→ **Data lines**:
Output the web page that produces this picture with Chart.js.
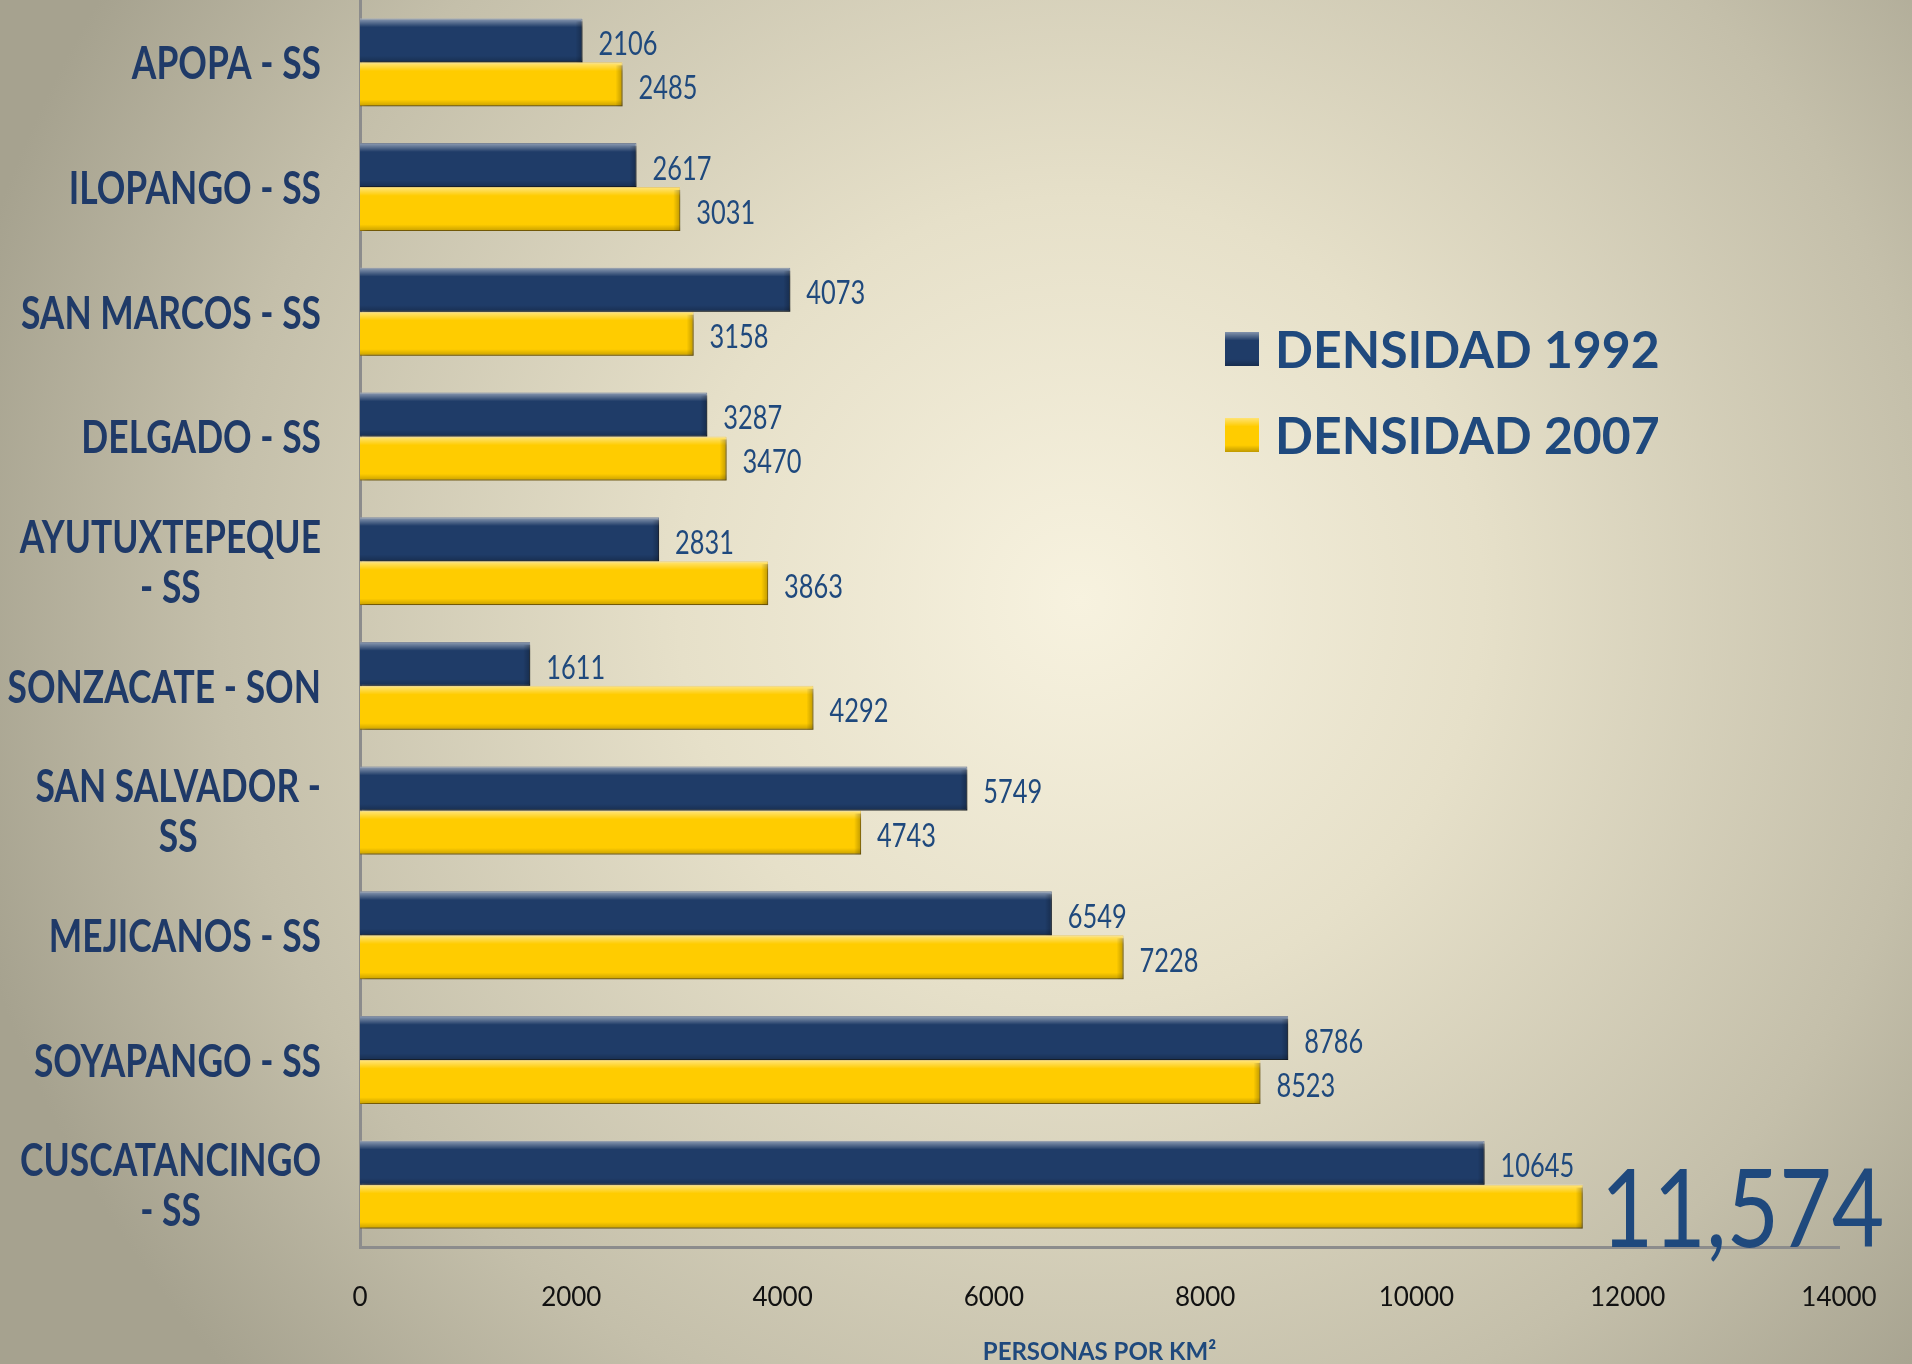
<!DOCTYPE html>
<html>
<head>
<meta charset="utf-8">
<script src="https://cdn.jsdelivr.net/npm/chart.js@4.4.1/dist/chart.umd.min.js"></script>
<style>
  html, body { margin: 0; padding: 0; background: #b8b4a2; }
  canvas { display: block; }
</style>
</head>
<body>
<canvas id="densidad" width="1912" height="1364"></canvas>
<script>
// municipios (wrapped ones as arrays of lines)
const categories = [
    'APOPA - SS',
    'ILOPANGO - SS',
    'SAN MARCOS - SS',
    'DELGADO - SS',
    ['AYUTUXTEPEQUE', '- SS'],
    'SONZACATE - SON',
    ['SAN SALVADOR -', 'SS'],
    'MEJICANOS - SS',
    'SOYAPANGO - SS',
    ['CUSCATANCINGO', '- SS']
];
const densidad1992 = [2106, 2617, 4073, 3287, 2831, 1611, 5749, 6549, 8786, 10645];
const densidad2007 = [2485, 3031, 3158, 3470, 3863, 4292, 4743, 7228, 8523, 11574];
const seriesNames = ['DENSIDAD 1992', 'DENSIDAD 2007'];
const xTicks = [0, 2000, 4000, 6000, 8000, 10000, 12000, 14000];
const axisTitle = 'PERSONAS POR KM²';

const FONT = "Lato, 'Open Sans', sans-serif";
const BLUE = '#1F3C68';
const YELLOW = '#FFCC00';
const TEXT_BLUE = '#1F497D';

// the original slide text is horizontally squeezed, so draw it scaled
function squeezed(ctx, text, x, y, sx) {
    ctx.save();
    ctx.translate(x, y);
    ctx.scale(sx, 1);
    ctx.fillText(text, 0, 0);
    ctx.restore();
}

// background gradient
const background = {
    id: 'background',
    beforeDraw(chart) {
        const { ctx, width, height } = chart;
        ctx.save();
        const g = ctx.createRadialGradient(1080, 600, 0, 1080, 600, 1150);
        g.addColorStop(0, '#F7F2DF');
        g.addColorStop(0.35, '#E6E0C9');
        g.addColorStop(0.75, '#C4BFAA');
        g.addColorStop(1, '#A6A28F');
        ctx.fillStyle = g;
        ctx.fillRect(0, 0, width, height);
        ctx.restore();
    }
};

// shadow under bars + bevel on top
const bevel = {
    id: 'bevel',
    beforeDatasetDraw(chart) {
        const ctx = chart.ctx;
        ctx.save();
        ctx.shadowColor = 'rgba(40, 35, 20, 0.45)';
        ctx.shadowBlur = 7;
        ctx.shadowOffsetX = 2;
        ctx.shadowOffsetY = 6;
    },
    afterDatasetDraw(chart, args) {
        const ctx = chart.ctx;
        ctx.restore();
        const meta = chart.getDatasetMeta(args.index);
        meta.data.forEach(bar => {
            const left = Math.min(bar.base, bar.x);
            const right = Math.max(bar.base, bar.x);
            const top = bar.y - bar.height / 2;
            const h = bar.height;
            ctx.save();
            const g = ctx.createLinearGradient(0, top, 0, top + h);
            g.addColorStop(0, 'rgba(255,255,255,0.5)');
            g.addColorStop(0.12, 'rgba(255,255,255,0.2)');
            g.addColorStop(0.2, 'rgba(255,255,255,0)');
            g.addColorStop(0.85, 'rgba(0,0,0,0)');
            g.addColorStop(1, 'rgba(0,0,0,0.22)');
            ctx.fillStyle = g;
            ctx.fillRect(left, top, right - left, h);
            // right end bevel
            const g2 = ctx.createLinearGradient(right - 7, 0, right, 0);
            g2.addColorStop(0, 'rgba(0,0,0,0)');
            g2.addColorStop(1, 'rgba(0,0,0,0.25)');
            ctx.fillStyle = g2;
            ctx.fillRect(right - 7, top + 3, 7, h - 3);
            ctx.restore();
        });
    }
};

// value labels at bar ends, largest one big
const valueLabels = {
    id: 'valueLabels',
    afterDatasetsDraw(chart) {
        const { ctx } = chart;
        const all = chart.data.datasets.flatMap(d => d.data);
        const biggest = Math.max(...all);
        ctx.save();
        ctx.fillStyle = TEXT_BLUE;
        ctx.textBaseline = 'middle';
        ctx.textAlign = 'left';
        chart.data.datasets.forEach((ds, i) => {
            chart.getDatasetMeta(i).data.forEach((bar, j) => {
                const v = ds.data[j];
                if (v === biggest) {
                    ctx.font = '108px ' + FONT;
                    squeezed(ctx, v.toLocaleString('en-US'), bar.x + 18, bar.y + 6, 0.84);
                } else {
                    ctx.font = '33px ' + FONT;
                    squeezed(ctx, String(v), bar.x + 16, bar.y + 4, 0.77);
                }
            });
        });
        ctx.restore();
    }
};

// category labels: block right-aligned, lines centred inside block
const categoryLabels = {
    id: 'categoryLabels',
    afterDraw(chart) {
        const { ctx } = chart;
        const yScale = chart.scales.y;
        const right = 321;
        const lineH = 50;
        const sx = 0.77;
        ctx.save();
        ctx.font = 'bold 46px ' + FONT;
        ctx.fillStyle = '#1F3A68';
        ctx.textAlign = 'center';
        ctx.textBaseline = 'middle';
        categories.forEach((cat, i) => {
            const lines = Array.isArray(cat) ? cat : [cat];
            const w = Math.max(...lines.map(l => ctx.measureText(l).width)) * sx;
            const cx = right - w / 2;
            const cy = yScale.getPixelForValue(i);
            lines.forEach((l, k) => {
                squeezed(ctx, l, cx, cy + (k - (lines.length - 1) / 2) * lineH + 2, sx);
            });
        });
        ctx.restore();
    }
};

// legend inside the plot
const sideLegend = {
    id: 'sideLegend',
    afterDraw(chart) {
        const { ctx } = chart;
        ctx.save();
        chart.data.datasets.forEach((ds, i) => {
            const y = 349 + i * 86;
            const x = 1225, s = 34;
            ctx.fillStyle = ds.backgroundColor;
            ctx.fillRect(x, y - s / 2, s, s);
            const g = ctx.createLinearGradient(0, y - s / 2, 0, y + s / 2);
            g.addColorStop(0, 'rgba(255,255,255,0.45)');
            g.addColorStop(0.25, 'rgba(255,255,255,0)');
            g.addColorStop(0.8, 'rgba(0,0,0,0)');
            g.addColorStop(1, 'rgba(0,0,0,0.25)');
            ctx.fillStyle = g;
            ctx.fillRect(x, y - s / 2, s, s);
            ctx.font = 'bold 52px ' + FONT;
            ctx.fillStyle = TEXT_BLUE;
            ctx.textBaseline = 'middle';
            ctx.textAlign = 'left';
            squeezed(ctx, ds.label, 1275, y + 2, 0.96);
        });
        ctx.restore();
    }
};

const ctx = document.getElementById('densidad');
const myChart = new Chart(ctx, {
    type: 'bar',
    data: {
        labels: categories,
        datasets: [{
            label: seriesNames[0],
            data: densidad1992,
            backgroundColor: BLUE,
            borderColor: '#16294A',
            borderWidth: 1,
            categoryPercentage: 0.705,
            barPercentage: 1.0
        }, {
            label: seriesNames[1],
            data: densidad2007,
            backgroundColor: YELLOW,
            borderColor: '#D9A600',
            borderWidth: 1,
            categoryPercentage: 0.705,
            barPercentage: 1.0
        }]
    },
    options: {
        indexAxis: 'y',
        responsive: false,
        animation: false,
        layout: { padding: { left: 0, right: 73, top: 0, bottom: 0 } },
        plugins: {
            legend: { display: false },
            tooltip: { enabled: false }
        },
        scales: {
            x: {
                min: xTicks[0],
                max: xTicks[xTicks.length - 1],
                afterBuildTicks(scale) {
                    scale.ticks = xTicks.map(v => ({ value: v }));
                },
                afterFit(scale) { scale.height = 117; },
                grid: { display: false },
                border: { display: true, color: '#8C8C8C', width: 3 },
                ticks: {
                    padding: 27,
                    color: '#111111',
                    font: { family: FONT, size: 26 },
                    callback: v => String(v)
                },
                title: {
                    display: true,
                    text: axisTitle,
                    color: TEXT_BLUE,
                    font: { family: FONT, size: 24, weight: 'bold', lineHeight: 1.0 },
                    padding: { top: 0, bottom: 0 }
                }
            },
            y: {
                afterFit(scale) { scale.width = 360; },
                grid: { display: false },
                border: { display: true, color: '#8C8C8C', width: 3 },
                ticks: { display: false }
            }
        }
    },
    plugins: [background, bevel, valueLabels, categoryLabels, sideLegend]
});
</script>
</body>
</html>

→ **Problem requirements**: Restate each line from the start of the listing through the line bearing "const TEXT_BLUE = '#1F497D';" word for word. Drop the pictures.

→ **Result**:
Output the web page that produces this picture with Chart.js.
<!DOCTYPE html>
<html>
<head>
<meta charset="utf-8">
<script src="https://cdn.jsdelivr.net/npm/chart.js@4.4.1/dist/chart.umd.min.js"></script>
<style>
  html, body { margin: 0; padding: 0; background: #b8b4a2; }
  canvas { display: block; }
</style>
</head>
<body>
<canvas id="densidad" width="1912" height="1364"></canvas>
<script>
// municipios (wrapped ones as arrays of lines)
const categories = [
    'APOPA - SS',
    'ILOPANGO - SS',
    'SAN MARCOS - SS',
    'DELGADO - SS',
    ['AYUTUXTEPEQUE', '- SS'],
    'SONZACATE - SON',
    ['SAN SALVADOR -', 'SS'],
    'MEJICANOS - SS',
    'SOYAPANGO - SS',
    ['CUSCATANCINGO', '- SS']
];
const densidad1992 = [2106, 2617, 4073, 3287, 2831, 1611, 5749, 6549, 8786, 10645];
const densidad2007 = [2485, 3031, 3158, 3470, 3863, 4292, 4743, 7228, 8523, 11574];
const seriesNames = ['DENSIDAD 1992', 'DENSIDAD 2007'];
const xTicks = [0, 2000, 4000, 6000, 8000, 10000, 12000, 14000];
const axisTitle = 'PERSONAS POR KM²';

const FONT = "Lato, 'Open Sans', sans-serif";
const BLUE = '#1F3C68';
const YELLOW = '#FFCC00';
const TEXT_BLUE = '#1F497D';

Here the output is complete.